The class for this action is all persons in Illinois who bought one or more of the products at issue in this case in Illinois between the beginning of the statute of limitations period and the certification of the class in this case.
The products at issue include the following:
- Breakfast Blend Mild Roast
- 100% Columbian Medium Dark Roast
- Decaf Classic Medium Roast
- French Roast
- Premium Blend Medium Roast
- Reduced Caffeine Lite Medium Roast
- Select Blend Medium Roast
- Special Roast Medium Roast
- Supreme Blend Medium Roast
Page 5 of the complaint shows a 30.5-ounce cannister of Select Blend Kroger ground coffee. On the lower righthand side of the label is a small tag with the words “Makes About 235 Cups.”
On the following two pages are images of other cannisters of Kroger ground coffee with their respective tags claiming that different approximate numbers of cups can be made from the different cannisters’ contents. The numbers range from 90 cups to 235 cups. The complaint says flatly, “Those representations are false.”
The complaint reproduces the instructions for making the coffee on the back of one of the cannisters. Two methods are outlined. “To make one cup, the directions state the consumer is to use one rounded tablespoon of coffee for each 6 fluid ounces of cold water, and to make 10 cups, the consumer is to use a half cup of coffee…”
The complaint contends, “Those instructions, however, will not produce the number of cups of coffee that Kroger represents can be made on the front of the cannisters.”
How does the complaint figure this? A tablespoon is 5 grams of coffee; a rounded tablespoon would contain slightly more than that. By that measure, the complaint says, the 30.5-ounce or 864-gram containers “will produce no more than, and probably less than, 172.8 (or approximately 173) cups of coffee, not 235 cups.”
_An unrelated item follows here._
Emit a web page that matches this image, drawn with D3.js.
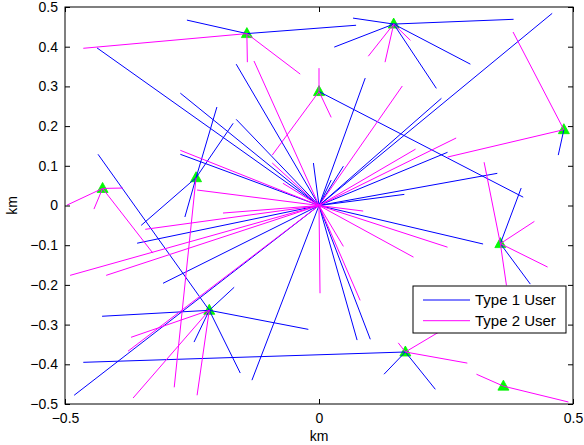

The complaint displays two tables of the various cannisters’ capacities. One is for making coffee by the cup. This table shows the promised yield of each, the actual yield, and the difference between the two numbers. The actual cannister yields appear to be smaller than the promised yields by anywhere from 25 cups to 62 cups.
The other is for making ten cups at a time. This table also shows the promised yield of each, the actual yield, and the difference between the two numbers. The actual cannister yields appear to be smaller than the promised yields by anywhere from 8.5 cups to 19.5 cups.
The complaint claims that the representations about the numbers of cups “deceptive.”